GAZA CITY, Gaza Strip — Tens of thousands of children are signing up for the annual summer games in the Gaza Strip, sponsored by a variety of groups that sometimes have more in mind than entertainment.

Some parents are convinced that some camps are recruiting grounds for groups seeking to instill ideas in their children’s minds in the hope of attracting them to their ranks in the future. Some groups openly admit their agendas.

The United Nations Relief and Works Agency for Palestine Refugees in the Near East (UNRWA), Hamas and the Palestinian Islamic Jihad attract the largest number of Palestinian children in Gaza. Enrollment in summer activities has been underway since early May.

Just a little more than a month remains before the activities begin. Associations and organizations are engaging in a heated competition to lure elementary and secondary school-age children. Each group has its own objective for the activities, which last for weeks.

Youssef Moussa, manager of the UNRWA Summer Games Program, told Al-Monitor that the games will begin July 23. “More than 170,000 students from different age groups have registered” so far, he said. Registration will close a few weeks before the programs begin.

Moussa expects about 120,000 of those registered will actually participate. He noted that in addition to conventional activities such as soccer, gymnastics and cultural events, new activities are being introduced this year, such as a special entertainment program for each of the five provinces in the Gaza Strip.

UNRWA will host a program in Rafah in the southern Gaza Strip that will include cultural competitions and tutorials mainly in English.
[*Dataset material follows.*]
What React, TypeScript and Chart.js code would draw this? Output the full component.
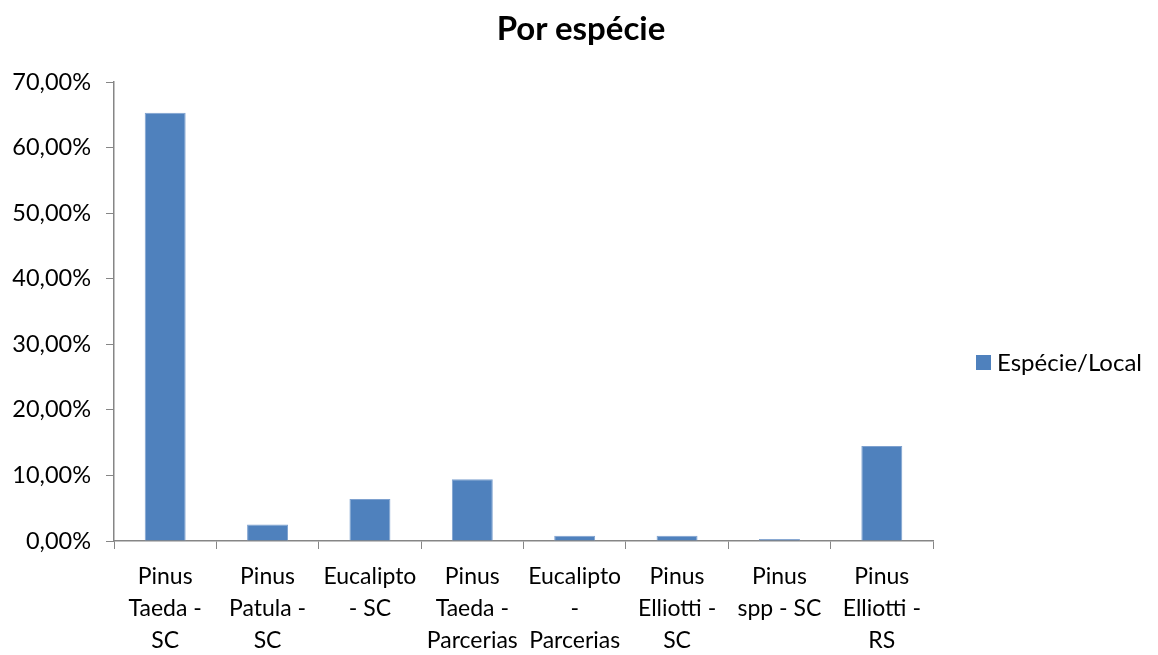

Another program will be dedicated to reviving Palestinian heritage, as participants will be wearing traditional costumes and dance the Palestinian Dabke. This event will be held in Khan Yunis. UNRWA will also provide activities and programs about democracy and accepting others in the Deir el-Balah province.
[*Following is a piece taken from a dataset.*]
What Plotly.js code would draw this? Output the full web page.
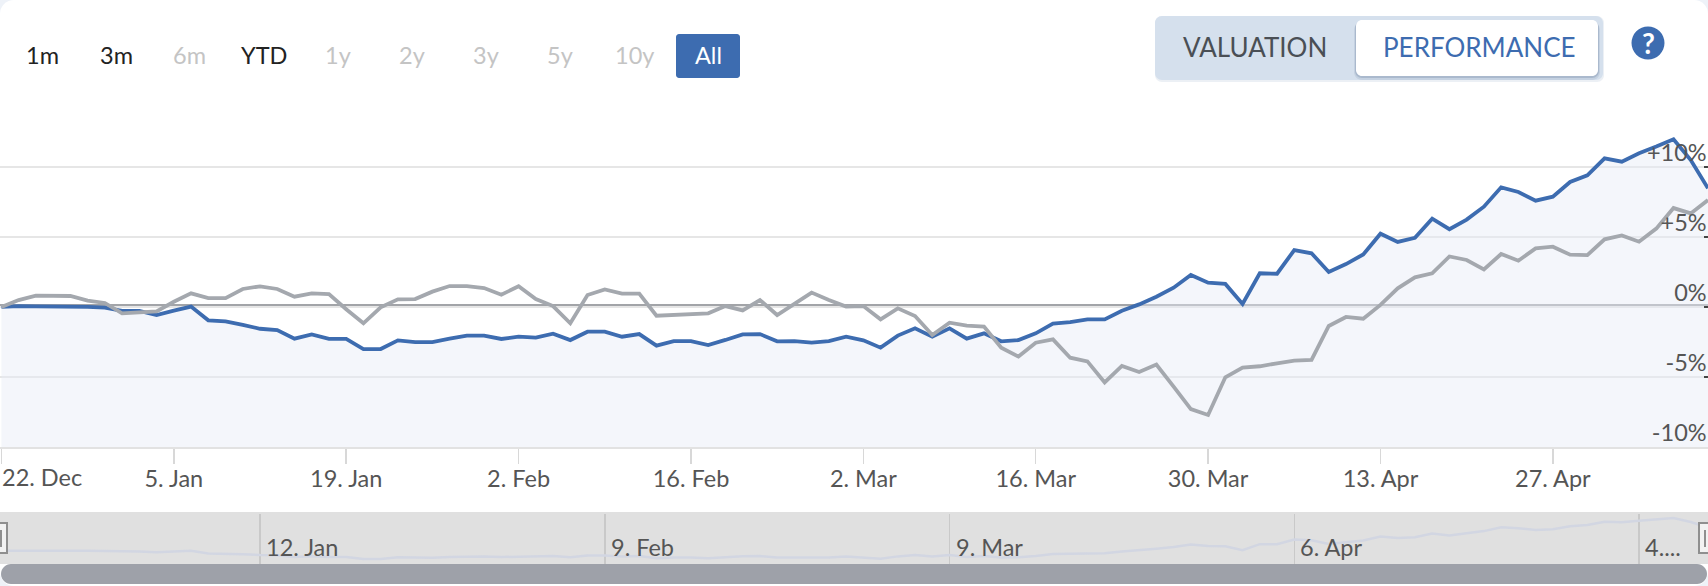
<!DOCTYPE html>
<html>
<head>
<meta charset="utf-8">
<script src="https://cdn.plot.ly/plotly-3.0.1.min.js"></script>
<style>
html,body{margin:0;padding:0;width:1708px;height:586px;overflow:hidden;background:#eef2f8}
#card{width:1708px;height:586px;background:#fff;border-radius:14px;overflow:hidden}
#chart{width:1708px;height:586px}
</style>
</head>
<body>
<div id="card"><div id="chart"></div></div>
<script>
const dates = [
"2014-12-22","2014-12-23","2014-12-24","2014-12-25","2014-12-26",
"2014-12-29","2014-12-30","2014-12-31","2015-01-01","2015-01-02",
"2015-01-05","2015-01-06","2015-01-07","2015-01-08","2015-01-09",
"2015-01-12","2015-01-13","2015-01-14","2015-01-15","2015-01-16",
"2015-01-19","2015-01-20","2015-01-21","2015-01-22","2015-01-23",
"2015-01-26","2015-01-27","2015-01-28","2015-01-29","2015-01-30",
"2015-02-02","2015-02-03","2015-02-04","2015-02-05","2015-02-06",
"2015-02-09","2015-02-10","2015-02-11","2015-02-12","2015-02-13",
"2015-02-16","2015-02-17","2015-02-18","2015-02-19","2015-02-20",
"2015-02-23","2015-02-24","2015-02-25","2015-02-26","2015-02-27",
"2015-03-02","2015-03-03","2015-03-04","2015-03-05","2015-03-06",
"2015-03-09","2015-03-10","2015-03-11","2015-03-12","2015-03-13",
"2015-03-16","2015-03-17","2015-03-18","2015-03-19","2015-03-20",
"2015-03-23","2015-03-24","2015-03-25","2015-03-26","2015-03-27",
"2015-03-30","2015-03-31","2015-04-01","2015-04-02","2015-04-03",
"2015-04-06","2015-04-07","2015-04-08","2015-04-09","2015-04-10",
"2015-04-13","2015-04-14","2015-04-15","2015-04-16","2015-04-17",
"2015-04-20","2015-04-21","2015-04-22","2015-04-23","2015-04-24",
"2015-04-27","2015-04-28","2015-04-29","2015-04-30","2015-05-01",
"2015-05-04","2015-05-05","2015-05-06","2015-05-07","2015-05-08"];

const blueSeries = [
0,.06,.04,.04,.04,0,-.05,-.29,-.29,-.58,
-.27,.02,-.96,-1.03,-1.29,-1.56,-1.65,-2.27,-1.96,-2.29,
-2.29,-3.01,-3.01,-2.39,-2.51,-2.51,-2.27,-2.05,-2.05,-2.29,
-2.13,-2.2,-1.91,-2.37,-1.77,-1.77,-2.13,-1.94,-2.77,-2.44,
-2.44,-2.72,-2.36,-1.96,-1.94,-2.46,-2.44,-2.55,-2.44,-2.13,
-2.39,-2.91,-2.05,-1.53,-2.13,-1.53,-2.27,-1.89,-2.46,-2.37,
-1.89,-1.2,-1.08,-.89,-.89,-.27,.18,.73,1.37,2.28,
1.73,1.64,.21,2.4,2.37,4.06,3.83,2.49,3.06,3.75,
5.23,4.64,4.94,6.3,5.55,6.24,7.16,8.54,8.21,7.59,
7.87,8.92,9.4,10.61,10.37,10.97,11.45,11.97,10.49,8.47];

const graySeries = [
0,.49,.8,.8,.78,.45,.28,-.46,-.39,-.32,
.37,.97,.63,.63,1.28,1.47,1.28,.73,.97,.92,
-.17,-1.17,-.03,.54,.56,1.09,1.49,1.49,1.35,.87,
1.47,.56,.06,-1.17,.85,1.25,.95,.95,-.63,-.58,
-.53,-.46,.06,-.25,.49,-.58,.21,1.02,.49,.02,
.06,-.89,-.1,-.65,-2.01,-1.13,-1.34,-1.41,-2.91,-3.55,
-2.56,-2.32,-3.63,-3.89,-5.39,-4.22,-4.65,-4.12,-5.7,-7.3,
-7.72,-5.03,-4.34,-4.24,-4.03,-3.84,-3.79,-1.36,-.72,-.84,
.14,1.33,2.11,2.4,3.6,3.35,2.68,3.78,3.3,4.18,
4.3,3.73,3.7,4.83,5.11,4.66,5.59,7.06,6.68,7.63];

const floorValue = -10;
const xTickVals = ["2014-12-22","2015-01-05","2015-01-19","2015-02-02","2015-02-16","2015-03-02","2015-03-16","2015-03-30","2015-04-13","2015-04-27"];
const xTickText = ["","5. Jan","19. Jan","2. Feb","16. Feb","2. Mar","16. Mar","30. Mar","13. Apr","27. Apr"];
const firstTickLabel = "22. Dec";
const yTickVals = [-10,-5,0,5,10];
const yTickText = ["-10%","-5%","0%","+5%","+10%"];
const navTickVals = ["2015-01-12","2015-02-09","2015-03-09","2015-04-06","2015-05-04"];
const navTickText = ["12. Jan","9. Feb","9. Mar","6. Apr","4...."];
const rangeLabels = ["1m","3m","6m","YTD","1y","2y","3y","5y","10y","All"];
const rangeEnabled = [true,true,false,true,false,false,false,false,false,true];

const W=1708,H=586;
const BLUE="#3d6cb0",GRAY="#a4a8ae",FONT="Lato, sans-serif";
const px=x=>x/W, py=y=>1-y/H;
function rr(x0,y0,x1,y1,r,fill,layer){
  const f=(x,y)=>px(x)+","+py(y);
  const k=r*0.45;
  const path="M"+f(x0+r,y0)+" L"+f(x1-r,y0)+" C"+f(x1-k,y0)+" "+f(x1,y0+k)+" "+f(x1,y0+r)+
    " L"+f(x1,y1-r)+" C"+f(x1,y1-k)+" "+f(x1-k,y1)+" "+f(x1-r,y1)+
    " L"+f(x0+r,y1)+" C"+f(x0+k,y1)+" "+f(x0,y1-k)+" "+f(x0,y1-r)+
    " L"+f(x0,y0+r)+" C"+f(x0,y0+k)+" "+f(x0+k,y0)+" "+f(x0+r,y0)+" Z";
  return {type:"path",xref:"paper",yref:"paper",path,fillcolor:fill,line:{width:0},layer:layer||"below"};
}
function label(text,x,y,color,size,extra){
  return Object.assign({text,xref:"paper",yref:"paper",x:px(x),y:py(y),xanchor:"center",yanchor:"middle",
    showarrow:false,font:{family:FONT,size:size,color:color}},extra||{});
}
function box(x0,y0,x1,y1,fill,border){
  return {type:"rect",xref:"paper",yref:"paper",x0:px(x0),x1:px(x1),y0:py(y1),y1:py(y0),fillcolor:fill,
    line:border?{color:border,width:2}:{width:0},layer:"above"};
}

const traces=[
 {x:dates,y:dates.map(()=>floorValue),mode:"lines",line:{width:0},hoverinfo:"skip",showlegend:false,xaxis:"x",yaxis:"y"},
 {x:dates,y:blueSeries,mode:"lines",line:{color:BLUE,width:3.8},fill:"tonexty",fillcolor:"rgba(230,235,246,0.45)",hoverinfo:"skip",showlegend:false,xaxis:"x",yaxis:"y"},
 {x:dates,y:graySeries,mode:"lines",line:{color:GRAY,width:3.8},hoverinfo:"skip",showlegend:false,xaxis:"x",yaxis:"y"},
 {x:dates,y:blueSeries,mode:"lines",line:{color:"#d2d6e2",width:2.5},hoverinfo:"skip",showlegend:false,xaxis:"x2",yaxis:"y2"}
];

const breaks=[{bounds:["sat","mon"]}];
const xRange=["2014-12-19 22:00","2015-05-08 00:00"];

const shapes=[
 {type:"rect",xref:"paper",yref:"paper",x0:0,x1:1,y0:py(564),y1:py(512),fillcolor:"#e0e0e0",line:{width:0},layer:"below"},
 rr(1,564,1707,584,10,"#9ea1a9","above"),
 box(-3,523,7,553,"#f2f2f2","#8f8f8f"),
 box(0,530,2,547,"#8f8f8f"),
 box(1699,523,1712,553,"#f2f2f2","#8f8f8f"),
 box(1704,530,1706,547,"#8f8f8f"),
 {type:"line",xref:"paper",yref:"y",x0:0,x1:1,y0:.13,y1:.13,line:{color:"#a2a4a8",width:2},layer:"below"},
 rr(676,34,740,78,3,BLUE,"above"),
 rr(1155,16,1604,82,7,"rgba(180,195,215,0.25)","above"),
 rr(1155,16,1603,80,7,"#d5e0ed","above"),
 rr(1354,22,1600,80,8,"rgba(110,130,160,0.16)","above"),
 rr(1355,21,1599,78,7,"rgba(110,130,160,0.30)","above"),
 rr(1356,20,1598,76,6,"#ffffff","above"),
 {type:"circle",xref:"paper",yref:"paper",x0:px(1631.5),x1:px(1664.5),y0:py(59.5),y1:py(26.5),fillcolor:BLUE,line:{width:0},layer:"above"}
];

const rangeX=[42.5,116,189.5,263.6,338,411.8,486,560,634.5,708];
const annotations=[];
rangeLabels.forEach((t,i)=>{
  const color = t==="All" ? "#ffffff" : (rangeEnabled[i] ? "#222222" : "#c4c4c4");
  annotations.push(label(t,rangeX[i],55,color,23.5));
});
annotations.push(label("VALUATION",1255.4,46.5,"#4a4f55",26));
annotations.push(label("PERFORMANCE",1479,46.5,BLUE,26));
annotations.push(label("<b>?</b>",1648,42.5,"#ffffff",28));
annotations.push(Object.assign(label(firstTickLabel,1,477,"#555555",23.5),{x:xTickVals[0],xref:"x",xanchor:"left",xshift:-1}));
navTickVals.forEach((d,i)=>{
  annotations.push({text:navTickText[i],xref:"x2",yref:"paper",x:d,y:py(547),xanchor:"left",yanchor:"middle",xshift:4,
    showarrow:false,font:{family:FONT,size:23.5,color:"#555555"}});
});

const layout={
 width:W,height:H,margin:{l:0,r:0,t:0,b:0},
 paper_bgcolor:"rgba(0,0,0,0)",plot_bgcolor:"rgba(0,0,0,0)",showlegend:false,
 font:{family:FONT,color:"#555555",size:23.5},
 xaxis:{type:"date",range:xRange,rangebreaks:breaks,anchor:"y",tickmode:"array",tickvals:xTickVals,ticktext:xTickText,
   showgrid:false,zeroline:false,showline:true,linecolor:"#e2e2e2",linewidth:2,
   ticks:"outside",ticklen:15,tickcolor:"#d8d8d8",tickwidth:1.5,tickangle:0,ticklabelstandoff:-5,
   tickfont:{family:FONT,size:23.5,color:"#555555"}},
 yaxis:{domain:[1-446.9/H,1-124.9/H],range:[-10,13],side:"right",anchor:"x",tickmode:"array",tickvals:yTickVals,ticktext:yTickText,
   showgrid:true,gridcolor:"#e6e6e6",gridwidth:2,zeroline:false,ticks:"inside",ticklen:4,tickcolor:"#444",tickwidth:1.5,
   ticklabelposition:"inside",ticklabelshift:-14,ticklabelstandoff:-1,
   tickfont:{family:FONT,size:23.5,color:"#555555"}},
 xaxis2:{type:"date",range:xRange,rangebreaks:breaks,anchor:"y2",tickmode:"array",tickvals:navTickVals,ticktext:navTickVals.map(()=>""),
   showgrid:true,gridcolor:"#c9c9c9",gridwidth:1.5,zeroline:false,showline:false,ticks:""},
 yaxis2:{domain:[1-564/H,1-514/H],range:[-4.83,13.4],anchor:"x2",showgrid:false,zeroline:false,showticklabels:false,ticks:""},
 shapes,annotations
};
Plotly.newPlot("chart",traces,layout,{displayModeBar:false,staticPlot:true});
</script>
</body>
</html>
In Gaza City, activities will focus on the use and recycling of plastic and cardboard. The northern part of the Gaza Strip will feature programs focused on psychological support, since that area was the most devastated during the Israeli war on Gaza in 2014. There will also be conventional and traditional activities such as soccer, hurdling and long jumps.
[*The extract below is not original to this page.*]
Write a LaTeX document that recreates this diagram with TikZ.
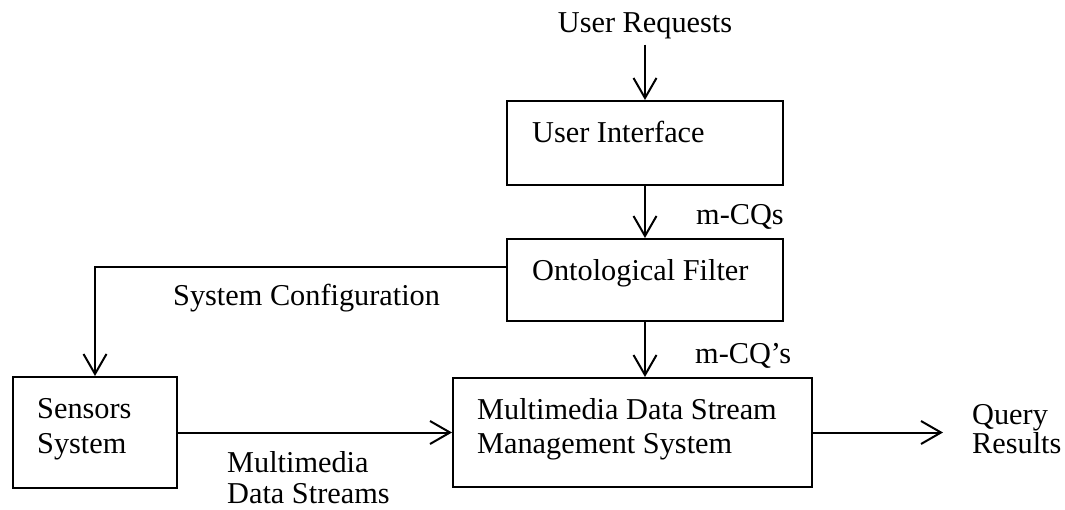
\documentclass[tikz,border=0pt]{standalone}
\usepackage{fontspec}
\setmainfont{Liberation Serif}
\usetikzlibrary{arrows.meta}

\tikzset{
  box/.style={draw, line width=2pt, rectangle, inner sep=0pt},
  txt/.style={inner sep=0pt, anchor=base west, align=left,
              font=\fontsize{30.3}{35}\selectfont},
  lbl/.style={inner sep=0pt, anchor=base west, align=left,
              font=\fontsize{30.3}{31}\selectfont},
  arr/.style={line width=2pt, -{Straight Barb[length=20pt,width=23pt,line width=2pt]}}
}

\begin{document}
\begin{tikzpicture}[x=1pt,y=-1pt]
  \useasboundingbox (0,0) rectangle (1065,509);

  % boxes
  \node[box, minimum width=276pt, minimum height=84pt]  (ui)      at (645,143)   {};
  \node[box, minimum width=276pt, minimum height=82pt]  (of)      at (645,280)   {};
  \node[box, minimum width=164pt, minimum height=111pt] (sensors) at (95,432.5)  {};
  \node[box, minimum width=359pt, minimum height=109pt] (mdsms)   at (632.5,432.5) {};

  % texts inside boxes (multi-line nodes sit on their last baseline)
  \node[txt] (uitxt) at (532,142) {User Interface};
  \node[txt] (oftxt) at (532,280) {Ontological Filter};
  \node[txt] (sentxt) at (37,453) {Sensors\\System};
  \node[txt, font=\fontsize{30.3}{34}\selectfont] (mdtxt) at (477,453) {Multimedia Data Stream\\Management System};

  % free labels
  \node[inner sep=0pt, anchor=base, font=\fontsize{30.3}{34}\selectfont] (ur) at (645,32) {User Requests};
  \node[lbl] (mcq1) at (696,224) {m-CQs};
  \node[lbl] (mcq2) at (695,363) {m-CQ’s};
  \node[lbl] (sysconf) at (173,305) {System Configuration};
  \node[lbl] (mds) at (227,503) {Multimedia\\Data Streams};
  \node[lbl, font=\fontsize{30.3}{29}\selectfont] (qr) at (972,453) {Query\\Results};

  % connectors
  \draw[arr] ([yshift=-6pt]ur.south) -- (ui.north);
  \draw[arr] (ui.south) -- (of.north);
  \draw[arr] (of.south) -- (of.south |- mdsms.north);
  \draw[arr] ([yshift=13pt]of.west) -| (sensors.north);
  \draw[arr] (sensors.east) -- (mdsms.west);
  \draw[arr] (mdsms.east) -- ([xshift=-29pt]qr.west |- mdsms.east);
\end{tikzpicture}
\end{document}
Moussa estimates the activities will create 2,200 temporary job opportunities for educators and people to monitor activities. The aim of these events, he said, is to make up for the extra-curricular activities the students missed during the school year because of the lack of schools and the shortage of funds to build new ones. Time is also a factor, since school hours are divided into two shifts, morning and evening classes, which does not leave any space for extracurricular activities.

Dozens of places across Gaza have also been readied to host summer activities carried out by Hamas, Islamic Jihad and other movements. These facilities include 108 schools, nine centers for the disabled and three sports clubs.

Hamas activities, which this year will be called “Jerusalem Intifada,” are designed to introduce the new generation to the Palestinian cause, said Mohammad al-Jamal, head of the media unit at Hamas’ Popular Action Department.

Jamal told Al-Monitor, “We have opened the doors to registration for summer activities in mosques. We will launch them on July 10.” He expects 50,000 to 80,000 participants from various age groups, as was the case in 2015. Hamas just started accepting registration a few days ago and so far has received about 5,000 to 7,000 applications, he added.

A variety of programs will include scouting activities, beach games, media and administrative courses, and some primary military training sessions. He noted that the activities last six hours a day, and the event will continue until Aug. 10.

Ahmed al-Mudallal, Islamic Jihad leader in charge of that movement’s summer activities program, said their events are essential to reshape and educate the new generation about their moral, behavioral and revolutionary backgrounds so they can carry the torch of the Palestinian cause in the future. The movement also wants to provide fun recreational activities, such as swimming and soccer. Mudallal told Al-Monitor he expects at least 10,000 people to participate.

In a statement to Al-Monitor, Mahmoud Baroud, director general of Gaza’s Ministry of Youth and Sports, said the ministry is no longer involved with any of the camps or their services. The ministry stopped holding summer activities several years ago given the lack of financial support.

The ministry used to allocate $200,000 every year to organize such activities, but the consensus government refused to transfer funds to the ministries in Gaza because of the split between Hamas and Fatah in 2007, Baroud said. However, he stressed the importance of such events for the young generation, regardless of the goals of their sponsors.

Parents seem divided about the events. Suhad Nassar, the mother of three children ages 8 to 14, told Al-Monitor she is willing to enroll her children in nonpartisan summer activities that could benefit them and she considers UNRWA’s programs to be the safest environment for her children. She said she has been pressured by some Palestinian factions to enroll her children in their programs, but she declined to name the groups.

Mohammad Nofal, on the other hand, the father of a 10-year-old, told Al-Monitor that the Hamas summer camps are the best destination for his son. “I want my son to grow up knowing the reality of the Israeli occupation of our land. He needs to learn military combat to grow up and take part in liberating our land,” Nofal said.